O texto foi elaborado durante uma reunião em uma igreja local, que teve participação de um vereador e representantes da prefeitura de Porto Velho. “Nos disseram que não devíamos nos preocupar, pois a prefeitura e a Procuradoria-Geral do município já estavam agindo junto à Caerd e a Energisa, e que o problema seria solucionado. Poucos dias depois aconteceu o corte”, esclareceu Marivani.

Ainda de acordo com a moradora de Calama, a Caerd nunca cobrou dos moradores pelo abastecimento hídrico na região. “E, hoje, tem-se um débito que está sendo jogado para a comunidade, mesmo estando em nome da Caerd”, revelou.

Moradores protestam cobrando apoio das autoridades e soluções dos órgãos competentes (Reprodução/Arquivos de Calama)
O que dizem a Caerd e a Energisa

Por meio de carta oficial à Câmara Municipal de Porto Velho, a Energisa Rondônia reafirmou que os desligamentos “ocorreram a pedido da Companhia de Águas e Esgotos de Rondônia”

“Ressaltamos que esta Concessionária Energisa agiu de acordo com o Artigo 140 da Resolução 1000 da ANEEL, que dispõe acerca do Encerramento Contratual a pedido do consumidor responsável pela titularidade da Unidade Consumidora (UC)”, consta também no documento.

Já em um vídeo, o diretor técnico operacional da Caerd, em Porto Velho, Lauro Fernandes, negou que a companhia tenha pedido o desligamento da concessionária. “O ofício que foi encaminhado referente a esse tema foi do cancelamento das faturas que estavam vindo à Caerd, referente às unidades consumidoras às quais a Caerd não efetivou nenhum contrato e, portanto, não pertencem ao acervo da Caerd”, afirmou Fernandes.

O diretor técnico operacional da Caerd, em Porto Velho, Lauro Fernandes (Caerd/Reprodução)

“Amanhã, dia 2 de agosto, está prevista uma audiência judicial entre a prefeitura de Porto Velho, a Energisa e a Caerd para tratar desse problema (…) A Caerd se coloca à disposição para poder receber toda a estrutura do sistema e da manutenção e, consequentemente, fazer o cadastro dos clientes para que haja, também, a contraprestação do serviço”, disse ainda o diretor técnico.

CPT acompanha

A situação é acompanhada pela Comissão Pastoral da Terra (CPT-RO). “É muito fácil violar os direitos de um distrito que está longe e que a mídia não está vendo”, lamentou o agente da CPT-RO Luciomar Monteiro da Costa. 

Ele cita, ainda, várias outras violações pertinentes na região. “Calama não tem coleta de lixo. O lixo ou é queimado ou é jogado na beira do barranco. O nosso posto de saúde que atende a toda a região, chegando a cerca de 10 mil pessoas, está em situação precária, com fungos, paredes trincadas, móveis velhos e funcionários que operam no limite.
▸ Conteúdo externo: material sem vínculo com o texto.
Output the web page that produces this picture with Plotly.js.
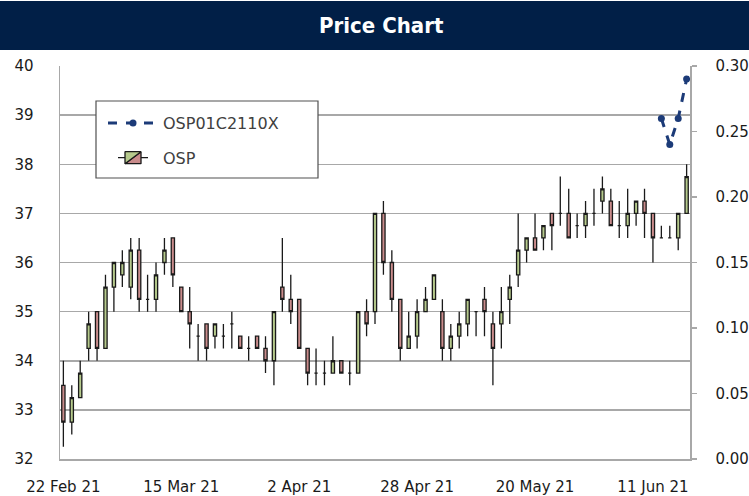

Agora, temos a situação da falta de água, que também é muito grave”, contou Monteiro da Costa. 

“Essa água não está sendo distribuída da forma que deveria. A Caerd nunca colocou hidrômetros, nunca fez a tubulação adequada para que a água chegasse na casa de todo mundo. Não cobram, mas também não assumem o serviço. O que nós queremos é que a Caerd assuma, de fato, a distribuição da água e que monte uma base de tratamento para que a população saiba a água que está consumindo. Não estamos nos omitindo de pagar taxa, nós queremos ser atendidos dentro do que diz a lei”, finalizou o agente da CPT-RO.